When we left Maine Coastal Botanical Gardens the other day, I day plenty of thoughts and pictures to share but for right now I keep thinking of a stop we made in Georgetown, Maine at Reid State Park. This is a park that I took Gail to back in 1989 and we just never made it back again. She really enjoyed the place so I said we'd stop by again. Alex, now 17, was never there so he wondered what Gail was enamored with too.

We parked the car and unloaded our beach chairs, cooler and cameras and headed down the path to the north. There were only a couple cars in the lot but it was early enough in the day to explain that. As we crested the hill, the beach had a strange look to it as if a shipload of settlers landed and began building shelters for the night.

I was taken by the driftwood assemblies and wondered about their origin.
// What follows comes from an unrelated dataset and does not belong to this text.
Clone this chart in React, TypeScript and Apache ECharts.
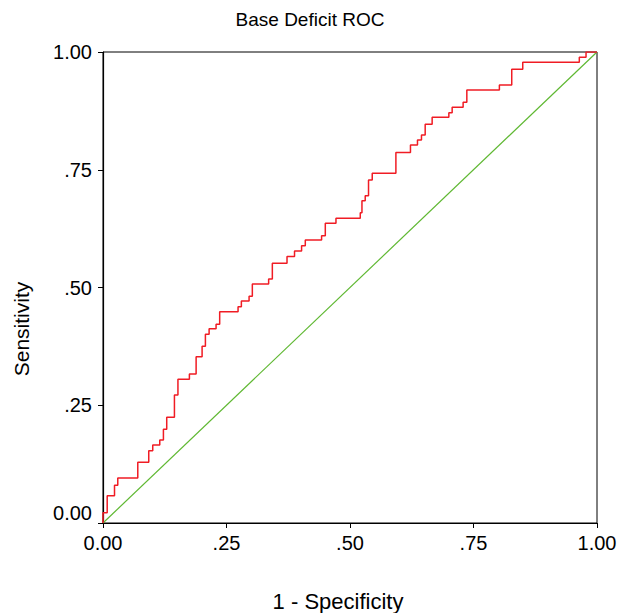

I thought it would have been fun to watch whomever it was that appeared and began building them. There was a mystery here that challenged me.

Down the road a ways we had passed Woolrich, Maine, a town that I had misrepresented in my mind for years. When I was a kid growing up, I reached age ten which was the time I was allowed to go deer hunting by myself. That included visiting deer camps and seeing real hunters. Back then, hunters wore woolen clothes either made by Johnson Woolen Mills in Johnson, Vermont, or Woolrich woolen clothes from Woolrich, Maine...I thought. It was only during this trip to Maine that I found out that Woolrich, no less a maker of fine woolen garments, was actually from Pennsylvania although both Woolrich, Maine and Woolrich, Pennsylvania were no doubt named after the same town in England. Whether it be clothes by Johnson or Woolrich, my early deer hunting dreams sought out a .300 magnum rifle and green plaid woolen pants and coat--identities of "real" hunters.

The reason I mention Woolrich is that it's also home to The Shelter Institute, another place on my list of places to visit, things to do. The Shelter Institute offers courses in building small houses and learning post and beam construction. The thought of a course rings louder every year as I really want to build a camp down towards Peacham Pond and post and beam is the way I want to go. The Shelter Institute came to mind immediately as I looked at the Reid State Park beach and saw primitive structures reaching more than half a mile down the shore.The implication is mine alone and I don't want to misrepresent such as fine company with the suggestion that you learn house building by stacking driftwood, but factually, primitive shelters begin that way and these were examples to me.

We set up our chairs and began our relentless reading and relaxing--two pursuits that follow seven days a week in our gardens since Vermont's white stuff stopped falling. Every once in a while I'd look up at the structures and think about who built them....a pointless curiosity but a gnawing thought. As I glanced up from reading the latest copy of Northern Woodlands Magazine (subscribe folks!) I noticed a group of a dozen older looking folks at the top of the beach trail. One by one then slowly inched to the beach and it was clear they were a group of seniors out and about for the day. One man worked his way to the largest, closest structure, and then bent over, picked up a large piece of driftwood and leaned it up against the other wood. He had made his contribution to shelter building. He must have been heading towards 80 years old but the smile on his face showed an enthusiasm similar to his younger years. His companions cheered him for his accomplishment. Although I couldn't get the camera going fast enough to catch the "pick up the wood" part, here's part of the sequence.

By now good gardeners are probably wondering how come I am bunny hopping around with conversation devoid of gardening info. Rightful question but gardeners are people and I'll bet there was a time when this man was a passionate gardener. For this day, just like me, he was enjoying a piece of Maine and a bright sunny day.

Writing from a beach in Maine where the sun is up, the morning is warm, the seagulls are talking in terms I don't understand, and people are all saying the same thing..."Isn't this a wonderful day?"

George Africa
The Vermont Gardener
Vermont Flower Farm

FYI: If you ever head down the peninsula to Reid State Park, stop at Georgetown Pottery. It has some of the nicest Ikebana vases you'll find. One vase, one late blooming daylily scape, one piece of clematis or hops vine and you'll witness contemplative floristry at its finest! And yes, you can do it yourself!


Thomas said...

Great post. If only everyday can be like that.

George Africa said...

Thank you, Thomas! I hope other visitors will scoot over to your blog and view some mouth watering pies baked to perfection. Something there is about a baker and a pie crust.

George Africa
The Vermont Gardener

Benjamin Vogt said...

That was a lovely read. Been enjoying your blog this afternoon. It was 57 here yesterady afternoon and I put on socks--can't imagine 30s yet. Thanks for the trip to Maine, as well, always wanted to go, but Nebraska is a long long trip.